═══ INFORMATION PROVIDED ═══

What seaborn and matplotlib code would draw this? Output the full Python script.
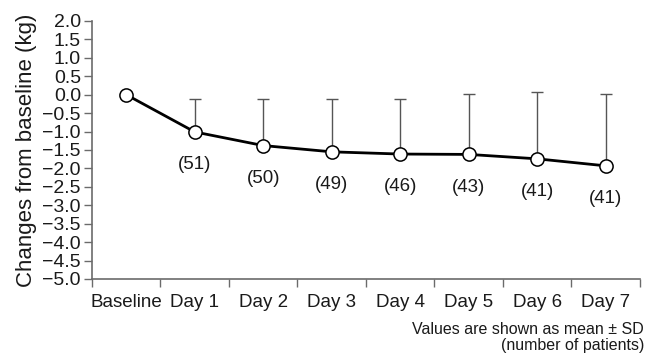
import numpy as np
import pandas as pd
import matplotlib
matplotlib.use("Agg")
import matplotlib.pyplot as plt
import seaborn as sns

# Mean weight change from baseline, upper SD and number of patients per visit
days = ["Baseline", "Day 1", "Day 2", "Day 3", "Day 4", "Day 5", "Day 6", "Day 7"]
mean_change = [0.0, -1.01, -1.38, -1.55, -1.61, -1.62, -1.74, -1.93]
sd = [0.0, 0.89, 1.26, 1.43, 1.49, 1.63, 1.81, 1.94]
n_patients = [None, 51, 50, 49, 46, 43, 41, 41]
y_ticks = [2.0, 1.5, 1.0, 0.5, 0.0, -0.5, -1.0, -1.5, -2.0, -2.5, -3.0,
           -3.5, -4.0, -4.5, -5.0]

sns.set_theme(style="ticks")
plt.rcParams["font.family"] = ["Liberation Sans", "DejaVu Sans"]

df = pd.DataFrame({"pos": np.arange(len(days)), "day": days,
                   "mean": mean_change, "sd": sd})

fig = plt.figure(figsize=(6.46, 3.54), dpi=100)
ax = fig.add_axes([0.1424, 0.2119, 0.8483, 0.7288])

spine_col = "#6b6b6b"
text_col = "#1a1a1a"

# upper SD whiskers only
has_sd = df["sd"] > 0
ax.errorbar(df.loc[has_sd, "pos"], df.loc[has_sd, "mean"],
            yerr=[np.zeros(has_sd.sum()), df.loc[has_sd, "sd"]],
            fmt="none", ecolor="#555555", elinewidth=1.0,
            capsize=4.2, capthick=1.0, zorder=2)

sns.lineplot(data=df, x="pos", y="mean", ax=ax, color="black", linewidth=2.0,
             marker="o", markersize=9.5, markerfacecolor="white",
             markeredgecolor="black", markeredgewidth=1.1, zorder=3)

# patient counts beneath each point
for p, m, n in zip(df["pos"], df["mean"], n_patients):
    if n is None:
        continue
    ax.annotate(f"({n})", (p, m), xytext=(0, -23.5), textcoords="offset points",
                ha="center", va="center", fontsize=13.5, color=text_col)

ax.set_xlim(-0.5, len(days) - 0.5)
ax.set_ylim(-5.0, 2.0)

ax.set_yticks(y_ticks)
ax.set_yticklabels([f"{v:.1f}".replace("-", "\u2212") for v in y_ticks])

# boundary ticks on the x axis, labels centred between them
ax.set_xticks(np.arange(len(days) + 1) - 0.5)
ax.set_xticklabels([])
ax.set_xticks(np.arange(len(days)), minor=True)
ax.set_xticklabels(days, minor=True)
ax.tick_params(axis="x", which="minor", length=0, pad=10.5, labelsize=13.5,
               labelcolor=text_col)
ax.tick_params(axis="x", which="major", length=6, width=1.0, color=spine_col,
               direction="out")
ax.tick_params(axis="y", length=6, width=1.0, color=spine_col, pad=2,
               labelsize=14, labelcolor=text_col)

sns.despine(ax=ax)
for s in ("left", "bottom"):
    ax.spines[s].set_color(spine_col)
    ax.spines[s].set_linewidth(1.2)

ax.set_xlabel("")
ax.set_ylabel("Changes from baseline (kg)", fontsize=16, color=text_col,
              labelpad=4)

fig.text(0.997, 0.047, "Values are shown as mean \u00b1 SD\n(number of patients)",
         ha="right", va="center", fontsize=11.5, color=text_col,
         multialignment="right", linespacing=1.05)

fig.savefig("out.png", dpi=100)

═══

• **OBJECTIVE**
Pictures excluded, repeat exactly the lines from the top of the material through the line with "capsize=4.2, capthick=1.0, zorder=2)", including both of those lines.

• **REPLY TO THE EXERCISE**
What seaborn and matplotlib code would draw this? Output the full Python script.
import numpy as np
import pandas as pd
import matplotlib
matplotlib.use("Agg")
import matplotlib.pyplot as plt
import seaborn as sns

# Mean weight change from baseline, upper SD and number of patients per visit
days = ["Baseline", "Day 1", "Day 2", "Day 3", "Day 4", "Day 5", "Day 6", "Day 7"]
mean_change = [0.0, -1.01, -1.38, -1.55, -1.61, -1.62, -1.74, -1.93]
sd = [0.0, 0.89, 1.26, 1.43, 1.49, 1.63, 1.81, 1.94]
n_patients = [None, 51, 50, 49, 46, 43, 41, 41]
y_ticks = [2.0, 1.5, 1.0, 0.5, 0.0, -0.5, -1.0, -1.5, -2.0, -2.5, -3.0,
           -3.5, -4.0, -4.5, -5.0]

sns.set_theme(style="ticks")
plt.rcParams["font.family"] = ["Liberation Sans", "DejaVu Sans"]

df = pd.DataFrame({"pos": np.arange(len(days)), "day": days,
                   "mean": mean_change, "sd": sd})

fig = plt.figure(figsize=(6.46, 3.54), dpi=100)
ax = fig.add_axes([0.1424, 0.2119, 0.8483, 0.7288])

spine_col = "#6b6b6b"
text_col = "#1a1a1a"

# upper SD whiskers only
has_sd = df["sd"] > 0
ax.errorbar(df.loc[has_sd, "pos"], df.loc[has_sd, "mean"],
            yerr=[np.zeros(has_sd.sum()), df.loc[has_sd, "sd"]],
            fmt="none", ecolor="#555555", elinewidth=1.0,
            capsize=4.2, capthick=1.0, zorder=2)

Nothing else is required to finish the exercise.